Вот уже три с половиной года я живу словно в золотой клетке. И розовые очки стали спадать именно здесь, в Мавритании. Мой малыш подрастал. Ему почти три года. Но мелкий не говорил. Как врач я понимала, что Тёмка у меня аутичный ребенок. Не совсем, но у него просто такое восприятие мира. Он не разговаривал, а практически всё время молчал. Если что и произносил, то это были в основном слова на арабском. Я даже не понимала его лепет, потому что не знала этот язык.
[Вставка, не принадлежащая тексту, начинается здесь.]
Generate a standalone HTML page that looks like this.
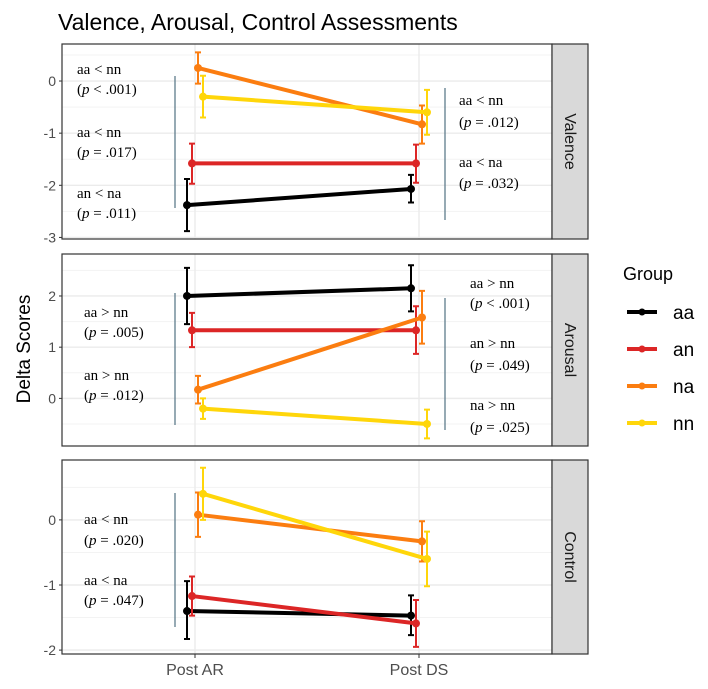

Наверное, трудно ему было воспринимать родителей, которые общаются на разных языках. Он всегда был спокойным, не плакал. Я всё равно говорила с ним и любила его такого, какой он есть. Сыночек всегда меня внимательно слушал и пытался понять. Но когда к нему обращался муж, то он отводил взгляд. Джамалю это дико не нравилось, и он стал обвинять меня в том, что у меня ребёнок не такой.
Говорил, нет, даже кричал:
— Почему мой сын такой больной? Ты же врач! Так найди способ вылечить его. А если не найдешь, то я знаю, кто ему поможет.
Если бы я только знала, что у них за местные врачи. Вы наверное мне не поверите, но ими оказались шаманы. Они мне напомнили наших экстрасенсов. Странные люди одетые в длинные балахоны с непонятными предметами и книгами. Они наворачивали круги вокруг сына что-то бормотали. На всё это я смотрела сквозь смех и слёзы. Мы ездили к этим чудикам, но результат оставался неизменным. До сих пор, как вспомню, так вздрогну. Я ходила к ним вместе с охраной. Посетила их столько, что даже со счета сбилась. Надо было бы их на битву экстрасенсов посылать. Первые места бы завоевывали. Зачем только ходила, сама не знаю. После каждого посещения Джамаль приходил и проверял помог ли местный шарлатан. Но результат оставался прежним. Да я и не сомневалась, что так и будет.
Со мной постоянно охрана и Лайла, названная сестра моего мужа. 3а всё это время мы с ней наконец-то нашли общие точки соприкосновения. По большей мере это был мой сын. Какое-то время мне казалось, что она была любовницей моего любимого, но Джамаль переубедил меня в обратном. Гарем был, но он его распустил как только познакомился со мной. Заверил, что на этот счет беспокоиться мне не нужно, я всегда буду его любимой и единственной женщиной.
Лайла
— Я сирота. Меня взяли на воспитание в возрасте пяти лет двоюродный брат моей матери, Патрик. На то время у них с тётей Сарой не было детей, и ко мне они относились неплохо. Но всё поменялось, когда мне исполнилось семь. У моих родственников родилась двойня: мальчики Дилан и Джон. Сара всю домашнюю работу повесила на меня. И малых тоже. Я за ними не успевала ничего. Это такие сорванцы росли. При этом они с дядей жили в своё удовольствие. Когда мне было тринадцать лет родилась Элиз. Эта девочка стала моей отдушиной… Мы с ней были сёстрами, действительно сёстрами. Когда она повзрослела, то всё время порывалась мне помогать. Но тётя Сара всё время ругалась на Эли и требовала, чтобы та даже не делала попыток облегчить мою домашнюю работу…
Очень часто ко мне на помощь приходили Санти и мой сосед, хмурый Джейсон. Мы вместе дружили с начальной школы. Я была покорена милым Сантьяго, этим мексиканским парнишкой: темные вихры волос и его сияющая улыбка покорили меня с начальной школы. За несколько месяцев до окончания средней школы Санти признался мне в любви, и мы с ним сотворили чудо — нашего малыша, который должен был появиться через семь месяцев. Но Санти и Джейсон попали в какую-то непонятную историю, и мой любимый погиб. Это событие изменило всё! Я потеряла ребёнка и смысл жизни. Мы с Джейсоном, как два обиженных льва, сидели и глушили вино, виски. Меня терзала тоска по Санти и моему неродившемуся малышу. Сколько мы так подавляли нашу боль даже не заметили, как приехал папа Джейсона и помог нам. Меня положили в дорогую клинику, оплатили моё лечение, чтоб в будущем у меня мог родиться малыш. Но врачи сказали, что навряд ли я уже стану матерью. Ничего, у меня вся жизнь впереди. Я решила и дала себе обещание, что дети Джейсона будут и моими детьми. И семья у меня тоже будет — мой названный брат, его жена, а также их малыши. На Джейсона я претендовать не собираюсь, мне достаточно воспоминаний о Санти. Пока живу — я буду помнить.